I write to beg the favour of you to allow my two young friends Peyton Skipwith1 & John Cocke2 of Bremo3 if still with you to visit us sometimes on Sunday being the only day when we dine sufficiently early for them to return in time to the Institute. I will take care that they attend church & shall be most happy if you will grant them permission to visit us.

I will also take this occasion to thank you for your care of our silver & papers & to enquire if you think they can remain perfectly safe where they are until the close of the war, as I should like to preserve the only relicks left us of our happy home.
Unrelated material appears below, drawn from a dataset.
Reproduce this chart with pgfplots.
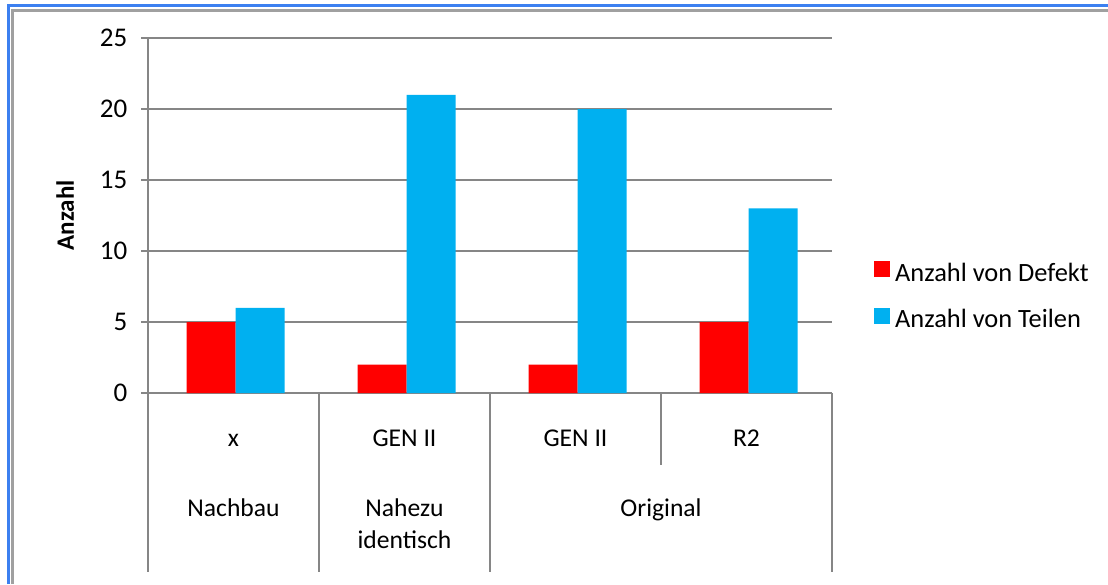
\documentclass[border=0pt]{standalone}
\usepackage{fontspec}
\setmainfont{Carlito}
\usepackage{pgfplots}
\pgfplotsset{compat=1.18}
\definecolor{xred}{HTML}{FF0000}
\definecolor{xblue}{HTML}{00B0F0}
\definecolor{gridgray}{HTML}{868686}
\definecolor{frameblue}{HTML}{3C80F0}
\definecolor{framegray}{HTML}{A0A0A0}
\begin{document}
\fontsize{12.5pt}{16pt}\selectfont
\begin{tikzpicture}[x=1pt,y=1pt]
\useasboundingbox (0,0) rectangle (554,292);
\fill[white] (0,0) rectangle (554,292);
\draw[frameblue, line width=1.5pt] (4.25,0) -- (4.25,289) -- (554,289);
\draw[framegray, line width=1.5pt] (6.25,0) -- (6.25,286.75) -- (554,286.75);
\begin{axis}[
  at={(74pt,95.5pt)}, anchor=south west,
  scale only axis, width=342pt, height=177.5pt,
  xmin=-0.5, xmax=3.5, ymin=0, ymax=25,
  ytick={0,5,10,15,20,25},
  xtick={0,1,2,3}, xticklabels={x,GEN II,GEN II,R2},
  /pgf/number format/assume math mode=true,
  axis x line*=bottom, axis y line*=left,
  axis line style={gridgray, line width=1pt},
  ymajorgrids, grid style={gridgray, line width=1pt},
  major tick style={gridgray, line width=1pt},
  tick align=outside, major tick length=3.5pt,
  xtick style={draw=none},
  xticklabel style={anchor=base, yshift=-23pt, font=\fontsize{12.8pt}{16pt}\selectfont},
  yticklabel style={xshift=-2.5pt, font=\fontsize{13.5pt}{16pt}\selectfont},
  ybar=0pt, bar width=24.5pt,
  ylabel={\textbf{Anzahl}},
  ylabel style={at={(axis description cs:-0.121,0.5)}, anchor=center, font=\fontsize{12.5pt}{16pt}\selectfont},
  clip=false,
  legend style={draw=none, fill=none, at={(axis description cs:1.061,0.269)}, anchor=west,
    inner sep=0pt, row sep=9pt, nodes={inner sep=1.5pt, font=\fontsize{13.2pt}{16pt}\selectfont}, legend cell align=left,
    /tikz/every odd column/.append style={column sep=1pt}},
  legend image code/.code={\fill[#1] (0pt,-1.5pt) rectangle (8pt,6.5pt);},
]
\addplot[fill=xred, draw=none, bar shift=-11.25pt] coordinates {(0,5) (1,2) (2,2) (3,5)};
\addlegendentry{Anzahl von Defekt}
\addplot[fill=xblue, draw=none, bar shift=13.25pt] coordinates {(0,6) (1,21) (2,20) (3,13)};
\addlegendentry{Anzahl von Teilen}
\draw[gridgray, line width=1pt] (axis cs:-0.5,0) -- ([yshift=-89.5pt]axis cs:-0.5,0);
\draw[gridgray, line width=1pt] (axis cs:0.5,0) -- ([yshift=-89.5pt]axis cs:0.5,0);
\draw[gridgray, line width=1pt] (axis cs:1.5,0) -- ([yshift=-89.5pt]axis cs:1.5,0);
\draw[gridgray, line width=1pt] (axis cs:2.5,0) -- ([yshift=-36pt]axis cs:2.5,0);
\draw[gridgray, line width=1pt] (axis cs:3.5,0) -- ([yshift=-89.5pt]axis cs:3.5,0);
\node[anchor=base, font=\fontsize{12.8pt}{16pt}\selectfont] at ([yshift=-61.5pt]axis cs:0,0) {Nachbau};
\node[anchor=base, font=\fontsize{12.8pt}{16pt}\selectfont] at ([yshift=-61.5pt]axis cs:1,0) {Nahezu};
\node[anchor=base, font=\fontsize{12.8pt}{16pt}\selectfont] at ([yshift=-77.5pt]axis cs:1,0) {identisch};
\node[anchor=base, font=\fontsize{12.8pt}{16pt}\selectfont] at ([yshift=-61.5pt]axis cs:2.5,0) {Original};
\end{axis}
\end{tikzpicture}
\end{document}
It would give me great pleasure if you could call & see me when you come to town

yrs most truly & respectfully

M C Lee

 

 

Source: Sarah Henderson Smith Papers, Mss1 Sm 653 a, p. 55, Virginia Historical Society, Richmond

Transcribed by Colin Woodward, 2017 July 28

 

 

 

1. Peyton Horatio Skipwith (1848-1926).

2. John Hartwell Cocke (1847-1920).

3. Bremo plantation in Fluvanna County, Virginia. John Hartwell Cocke began building the estate in 1808. The Greek revival style mansion was completed in 1819. During the war, Mary Anna Randolph Custis Lee stayed at Bremo and suffered a serious fall while staying there. The house escaped wartime destruction, and the Lees stayed there for a time after the war before moving to Lexington. The house was delcared a National Historic Landmark in 1971.